The honest read on the data is this. Extreme fear below 10 has always been a strong 6-to-12-month signal but a poor timing tool. Buying the day the index drops below 10 versus buying the day the streak ends has produced meaningfully different outcomes. The Terra/Luna streak saw BTC fall from $28,000 to $17,500 before recovery began, meaning someone who bought at the first sub-10 reading sat through a 37% further drawdown before seeing any gains.
Source: Coinmarketcap
The reason most traders fail to capitalize on extreme fear is not that they lack the signal. It is that they cannot tolerate the drawdown between signal and recovery. Recognizing "this will probably be higher in a year" is the easy part. Holding through another 20-30% decline in the interim is where conviction gets tested.
Why This Time the Resolution Depends on Washington, Not Crypto
Every previous extreme fear episode had a resolution mechanism built into the crypto ecosystem itself. Bad debt gets cleared, insolvent entities go bankrupt, and eventually the forced selling exhausts itself. The recovery timeline was driven by on-chain metrics like exchange reserves, stablecoin flows, and whale accumulation patterns that gave traders visibility into when the worst was over.
The current fear has none of those internal resolution signals because the problem is not internal. Tariff policy is decided in government offices, not on blockchains. The fear will persist as long as the trade conflict escalates or remains unresolved, and no amount of positive on-chain data (whale accumulation is actually strong, exchange reserves are declining, stablecoin supply is at all-time highs) has been enough to offset the macro overhang.
This creates an unusual setup where on-chain fundamentals look constructive by almost every historical measure while the sentiment index says the opposite. Bitcoin exchange reserves are at multi-year lows, stablecoin market cap has grown past $220 billion in dry powder, and institutional infrastructure (spot ETFs, custody solutions, regulatory frameworks) has only expanded since the last fear cycle.
The gap between fundamentals and sentiment is wider than at any previous fear extreme, and historically that gap has closed in favor of the fundamentals. The variable is how long macro uncertainty persists before that closing begins.
How to Think About Positioning During a Record Fear Streak
Dollar-cost averaging during extreme fear has been the highest-probability strategy across every completed fear cycle in crypto history.
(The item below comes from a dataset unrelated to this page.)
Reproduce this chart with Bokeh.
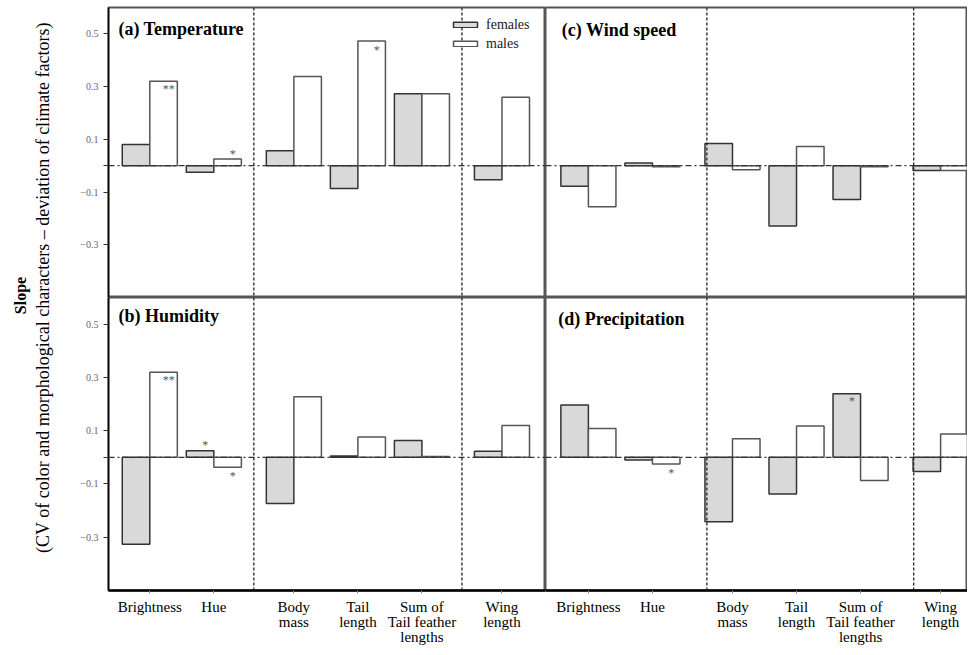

The approach works because it removes the impossible task of timing the exact bottom and captures the average price across the fear period instead. Someone who DCA'd weekly during the 2022 Terra/Luna fear streak had an average entry roughly 20% above the ultimate bottom but still captured the majority of the subsequent recovery.
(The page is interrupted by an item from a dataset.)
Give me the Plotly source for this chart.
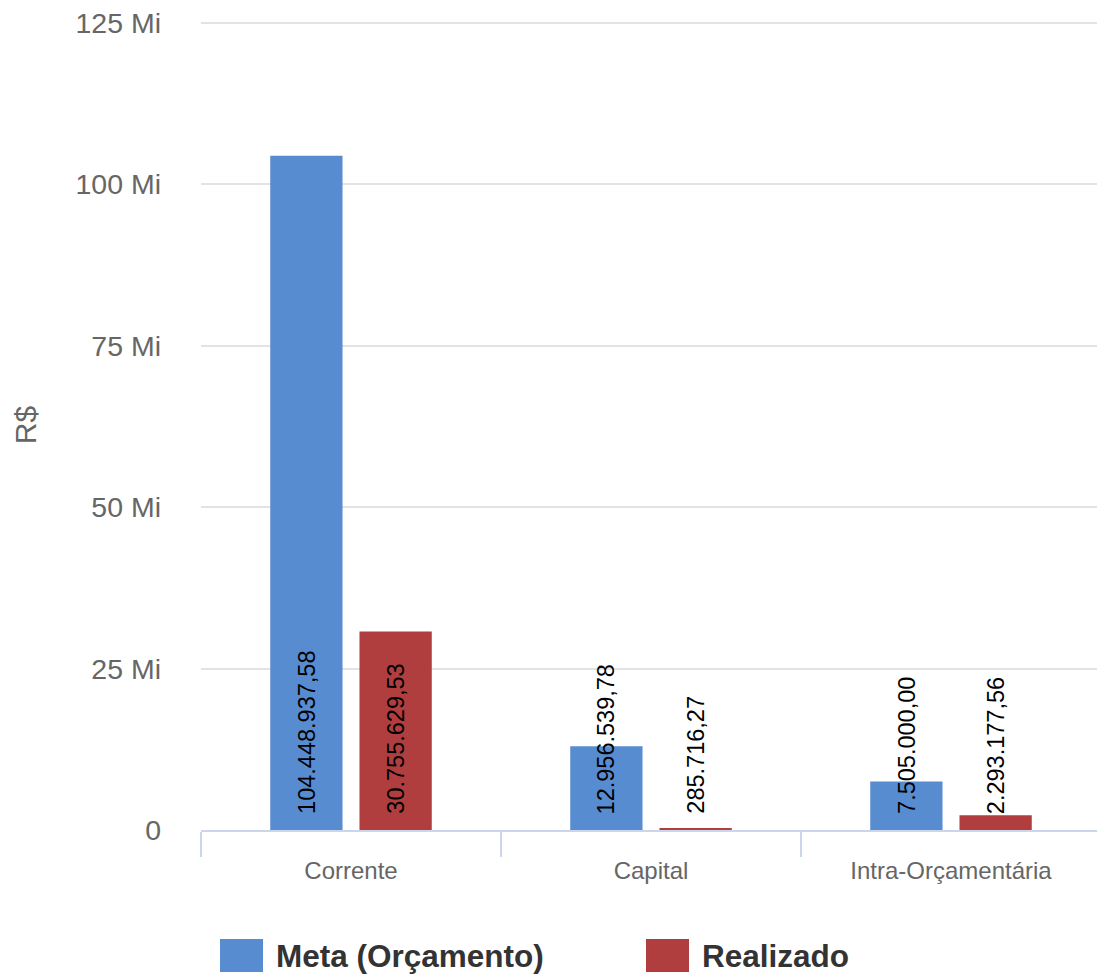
import plotly.graph_objects as go

categories = ["Corrente", "Capital", "Intra-Orçamentária"]
meta = [104448937.58, 12956539.78, 7505000.00]
realizado = [30755629.53, 285716.27, 2293177.56]
series_names = ["Meta (Orçamento)", "Realizado"]
colors = ["#588CD0", "#B03E3E"]
tick_vals = [0, 25e6, 50e6, 75e6, 100e6, 125e6]
tick_text = ["0", "25 Mi", "50 Mi", "75 Mi", "100 Mi", "125 Mi"]

FONT = "Liberation Sans, Arial, sans-serif"
BARGAP = 0.405
BARGROUPGAP = 0.19
Y_MAX = 125.46e6
FIG_W, FIG_H = 1101, 975


def br(v):
    s = f"{v:,.2f}"
    return s.replace(",", "X").replace(".", ",").replace("X", ".")


fig = go.Figure()
for name, vals, col in zip(series_names, [meta, realizado], colors):
    fig.add_trace(go.Bar(
        x=categories, y=vals, name=name,
        marker=dict(color=col, line=dict(width=0)),
        showlegend=False, hoverinfo="skip",
    ))

# rotated value labels at bar bases
offset = (1 - BARGAP) / 4
for k, vals in enumerate([meta, realizado]):
    sign = -1 if k == 0 else 1
    for i, v in enumerate(vals):
        fig.add_annotation(
            x=i + sign * offset, y=0, xref="x", yref="y",
            text=br(v), textangle=-90, showarrow=False,
            yanchor="bottom", xanchor="center", yshift=14,
            font=dict(family=FONT, size=23.5, color="#000000"),
        )

# manual legend
L0, T0, B0 = 201, 20, 145
W, H = FIG_W - L0, FIG_H - T0 - B0  # plot area in pixels
legend_items = [(220, series_names[0], colors[0]), (646, series_names[1], colors[1])]
for px, name, col in legend_items:
    fig.add_shape(
        type="rect", xref="paper", yref="paper",
        x0=(px - L0) / W, x1=(px + 43 - L0) / W,
        y0=(T0 + H - 939) / H, y1=(T0 + H - 972) / H,
        fillcolor=col, line=dict(width=0),
    )
    fig.add_annotation(
        xref="paper", yref="paper", x=(px + 54 - L0) / W, y=(T0 + H - 955.5) / H,
        text=f"<b>{name}</b>", showarrow=False, xanchor="left", yanchor="middle",
        font=dict(family=FONT, size=31.5, color="#333333"),
    )

fig.update_layout(
    width=FIG_W, height=FIG_H,
    margin=dict(l=L0, r=0, t=T0, b=B0),
    paper_bgcolor="white", plot_bgcolor="white",
    barmode="group", bargap=BARGAP, bargroupgap=BARGROUPGAP,
    font=dict(family=FONT),
)
fig.update_xaxes(
    showline=True, linecolor="#ccd6eb", linewidth=2,
    ticks="outside", tickson="boundaries", ticklen=25, tickwidth=2, tickcolor="#ccd6eb",
    tickfont=dict(family=FONT, size=24, color="#666666"),
    ticklabelstandoff=18,
    showgrid=False, zeroline=False,
)
fig.update_yaxes(
    range=[0, Y_MAX], tickvals=tick_vals, ticktext=tick_text,
    showgrid=True, gridcolor="#e3e3e3", gridwidth=2, zeroline=False,
    tickfont=dict(family=FONT, size=28.5, color="#666666"),
    ticklabelstandoff=39,
    title=dict(text="R$", font=dict(family=FONT, size=30, color="#666666"), standoff=29),
)

fig.write_html(
    "out.html",
    config={"displayModeBar": False},
    post_script="document.body.style.margin='0';document.body.style.overflow='hidden';",
)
Position sizing matters more than entry strategy here. The streak could extend further, and BTC could fall another 15-25% from current levels before the macro situation resolves. Small, regular purchases with capital you can afford to leave untouched for 12 months is a fundamentally different approach than levering up because "the index says it is time to buy."
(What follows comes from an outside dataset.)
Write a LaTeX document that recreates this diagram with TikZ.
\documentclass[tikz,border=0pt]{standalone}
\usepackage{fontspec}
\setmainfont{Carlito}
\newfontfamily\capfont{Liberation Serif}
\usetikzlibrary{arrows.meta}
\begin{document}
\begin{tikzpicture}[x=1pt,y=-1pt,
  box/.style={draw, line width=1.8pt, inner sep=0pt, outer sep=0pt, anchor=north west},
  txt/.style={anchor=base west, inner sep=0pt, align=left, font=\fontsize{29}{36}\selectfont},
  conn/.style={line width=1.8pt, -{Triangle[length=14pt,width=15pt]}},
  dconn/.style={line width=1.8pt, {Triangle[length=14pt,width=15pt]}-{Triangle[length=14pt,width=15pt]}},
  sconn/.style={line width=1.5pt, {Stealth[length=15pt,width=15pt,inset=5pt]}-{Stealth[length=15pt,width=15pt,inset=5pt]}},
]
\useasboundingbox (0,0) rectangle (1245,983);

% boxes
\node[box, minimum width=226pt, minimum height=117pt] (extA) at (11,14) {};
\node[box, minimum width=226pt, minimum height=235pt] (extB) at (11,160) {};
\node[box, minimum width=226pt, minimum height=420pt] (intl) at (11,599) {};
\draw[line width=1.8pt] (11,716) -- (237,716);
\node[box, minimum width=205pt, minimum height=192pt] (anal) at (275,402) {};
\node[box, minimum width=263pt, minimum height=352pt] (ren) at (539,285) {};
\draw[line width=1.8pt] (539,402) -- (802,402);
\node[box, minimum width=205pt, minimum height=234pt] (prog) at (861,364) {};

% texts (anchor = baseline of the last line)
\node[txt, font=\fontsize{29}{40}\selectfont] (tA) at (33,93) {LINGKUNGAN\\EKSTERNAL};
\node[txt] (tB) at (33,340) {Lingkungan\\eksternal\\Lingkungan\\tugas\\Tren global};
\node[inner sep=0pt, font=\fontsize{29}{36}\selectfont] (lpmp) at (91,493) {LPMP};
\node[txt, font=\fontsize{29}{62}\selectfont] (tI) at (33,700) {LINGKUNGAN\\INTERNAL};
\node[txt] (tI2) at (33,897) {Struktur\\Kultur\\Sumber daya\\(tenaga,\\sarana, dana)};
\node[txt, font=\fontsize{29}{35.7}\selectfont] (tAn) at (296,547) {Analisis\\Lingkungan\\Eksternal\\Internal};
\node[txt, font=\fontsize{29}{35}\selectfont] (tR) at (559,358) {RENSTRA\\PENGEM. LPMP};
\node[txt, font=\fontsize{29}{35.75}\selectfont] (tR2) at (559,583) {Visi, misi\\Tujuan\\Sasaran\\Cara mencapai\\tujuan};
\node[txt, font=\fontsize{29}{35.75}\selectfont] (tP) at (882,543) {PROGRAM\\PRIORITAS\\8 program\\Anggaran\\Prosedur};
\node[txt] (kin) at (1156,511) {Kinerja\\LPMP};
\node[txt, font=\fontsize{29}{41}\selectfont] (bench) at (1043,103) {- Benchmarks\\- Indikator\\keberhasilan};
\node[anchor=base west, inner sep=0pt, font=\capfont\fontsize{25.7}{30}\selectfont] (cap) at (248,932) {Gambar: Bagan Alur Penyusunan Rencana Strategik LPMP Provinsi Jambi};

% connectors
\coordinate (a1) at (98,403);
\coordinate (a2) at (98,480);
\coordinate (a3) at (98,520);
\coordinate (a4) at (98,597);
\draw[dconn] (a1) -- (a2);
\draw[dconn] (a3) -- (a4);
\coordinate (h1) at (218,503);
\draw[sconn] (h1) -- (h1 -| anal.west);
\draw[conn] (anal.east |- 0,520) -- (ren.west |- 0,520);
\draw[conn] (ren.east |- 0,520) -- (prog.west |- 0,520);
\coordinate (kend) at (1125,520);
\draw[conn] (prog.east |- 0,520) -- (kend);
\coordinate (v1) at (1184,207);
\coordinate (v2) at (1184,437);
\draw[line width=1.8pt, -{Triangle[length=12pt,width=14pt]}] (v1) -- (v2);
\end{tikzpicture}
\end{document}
And there is one scenario where the contrarian signal fails entirely. If the tariff conflict triggers a genuine global recession rather than a temporary growth scare, the recovery timeline would extend well beyond the 6-12 month window that previous cycles established. The base case is that extreme fear during a macro scare resolves similarly to prior cycles, but the tail risk is real and position sizing should reflect it.
Frequently Asked Questions
Has the Fear and Greed Index ever been wrong as a buy signal?
It has never been wrong on a 12-month horizon when the index stayed below 10 for more than a week, but it has been very wrong on shorter timeframes. Buying at the first sub-10 reading during the Terra/Luna collapse meant sitting through a further 37% decline before recovery began. The signal tells you the market is in a zone where long-term returns have been strong, not that the bottom is in today.
What would cause the Fear and Greed Index to reset above 10?
A meaningful de-escalation in US trade policy would be the most direct catalyst, since the tariff overhang is the primary driver of the current streak. Alternatively, a major positive crypto-specific development like spot ETF inflow records, a surprise rate cut, or a significant regulatory breakthrough could lift sentiment enough to break the streak even if macro tensions persist.
Is this a better buy signal than the 2022 extreme fear?
The on-chain fundamentals (low exchange reserves, record stablecoin supply, institutional infrastructure) are objectively stronger than they were in 2022. But the catalyst is harder to predict because it depends on geopolitical decisions rather than crypto-specific contagion that eventually self-resolves. The setup is arguably better for long-term buyers and worse for short-term traders.
Why is Bitcoin still above $60,000 if fear is this extreme?
Institutional holders, particularly spot ETF allocators, are not panic selling the way retail did in 2022. The fear is concentrated in retail and active trader sentiment while institutional flows have remained relatively stable. This structural bid from ETFs and corporate treasuries is providing a floor that did not exist in previous extreme fear periods.
Bottom Line
Sixty consecutive days below 10 on the Fear and Greed Index is a record that nobody wanted to set, and the fact that it keeps extending tells you the market has not found its catalyst for relief. The historical data from every completed extreme fear streak points to strong 6-to-12-month returns, with the FTX-era streak producing a 120% gain within a year. But this streak is driven by macro forces with no predictable resolution date, which means the timeline for recovery depends on trade policy developments that no chart or indicator can forecast. The smart positioning is gradual accumulation with position sizes small enough to survive another 20-25% decline, because every previous buyer during extreme fear was eventually rewarded, and the on-chain fundamentals suggest this time will not be the exception.
This article is for informational purposes only and does not constitute financial or investment advice. Cryptocurrency trading involves substantial risk. Always conduct your own research before making trading decisions.